Subsequent military endeavors were likewise limited - Somalia is noteworthy for a single firefight while the Kosovo War was so desultory that its greatest crisis was when a handful of G.I.s got lost and were captured. A few aircraft were shot down, but the aircrews were recovered.
Yet more than a decade after the terrorist attacks of September 11, 2001, our forces are still actively engaged.
I've said it before, but the truly Greatest Generation is that segment of the American population who, given every excuse to do otherwise, chose to enlist and shoulder the burden of these wars. For their pains, they risked death, debilitating injuries and endured lengthy separations from their loved ones. Their reward? Increasing irrelevance, a culture that ignores honor and a media who portrays them as war-addled dupes. Certainly the elites regard them as little more than useful tools - people too stupid to get a job doing anything else than stopping bullets for Uncles Sam - a viewpoint famously articulated by John Kerry:
“You know, education, if you make the most of it, if you study hard and
you do your homework, and you make an effort to be smart, uh, you, you
can do well. If you don’t, you get stuck in Iraq.”

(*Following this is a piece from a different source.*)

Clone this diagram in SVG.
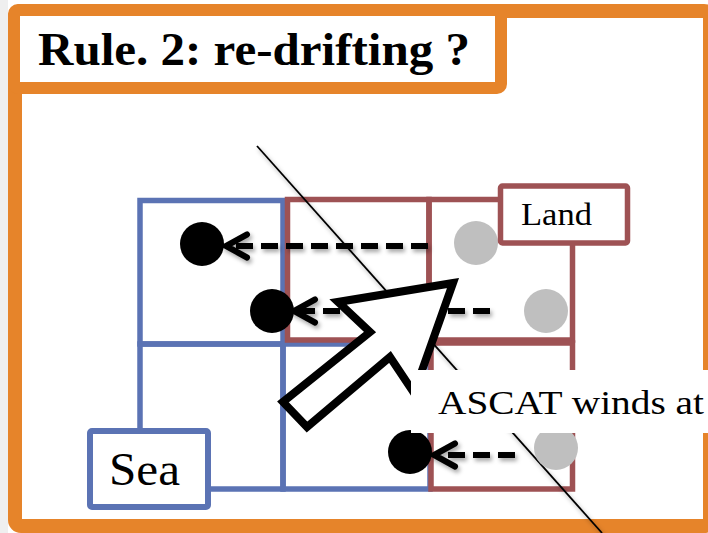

Obviously that hideous slur on our troops engaged in deadly combat completely destroyed his political career made him the ideal choice for Obama's Secretary of State.
This statement perfectly illustrates how unusual it is for people to choose service to country over service to self.
It is hard to imagine a politician saying that in 1918 or 1945 and
having any subsequent career. His own party would have cashiered him. But today, with "honor" an increasingly archaic notion and "courage" defined as doing something everyone else agrees with, Kerry's words resonate with a substantial portion of the population - primarily the self-styled elites.
Because they cannot imagine enduring extremes of heat and cold, facing mortal danger and giving up the wealth and comfort of a career at home, they assume that anyone who does so must be either too stupid to understand the good life that awaits or too ignorant to achieve it. Unable to understand why the volunteer would make the choice to serve, they try to remove it by eliminating any other alternative.
Deep down, they know they could never make that choice. This makes them feel inferior - inferior to high-school graduates who own pickup trucks and watch NASCAR!? Intolerable! To one of the elites whose parents paid for a masters in liberal arts and who now works for a trendy non-profit, this is cannot be borne. So they must find something to justify their hollow chests, a reason to explain why the selflessness and honor and courage of these people exists. They do so by calling them idiots.
Most Americans aren't like that. A great many appreciate our volunteers. I know more than a few who, if the Taliban landed on the Jersey shore, would take up arms without hesitation. They have families, children, jobs and mortgages. If called, they would serve, but at the moment they would rather not. They would do their duty, but other duties keep them busy.
In times past, we used the draft to call them, and they came by the millions. My great-grandfather was called shortly after he was married and served as replacement in the Meuse-Argonne in 1918. His son was born while he was overseas and I have the letter he posted on November 12th - one he'd composed several days before but which he was only able to send after the Armistice. At the bottom there is a post-script: "11/12/18 I am o.k." And so his young wife learned he survived the war.
He was nothing special, he merely did his duty. To many people that means holding down a job and taking care of the family. But the volunteers hear a different call, one that compels them to do more.
Today is the day when we honor the sacrifices of the fallen and decorate their graves. Long-time readers know that I have taken on the particular responsibility of honoring one of my friends, Capt. Sean Grimes who was killed in Iraq eight years ago this spring. His grave is in New Jersey; I am in Michigan. So this is where I place the flowers and small flag.
The World War I generation has passed and the World War II generation is passing. Korea is close behind and Vietnam has already filled the beds in the veterans' homes. Behind them, the volunteers of my generation are stepping up, taking from their strong but ageing hands the torch of freedom.
Like those who went before, they are struggling to make sense of what they have seen and done, what they have given up, and what they have gained. While they may wonder, I don't think there is any question that they have satisfied the requirements of honor and that when the tale of these days is written, the same epitaph that has graced the headstones of warriors past will grace their markers as well: "They did their duty."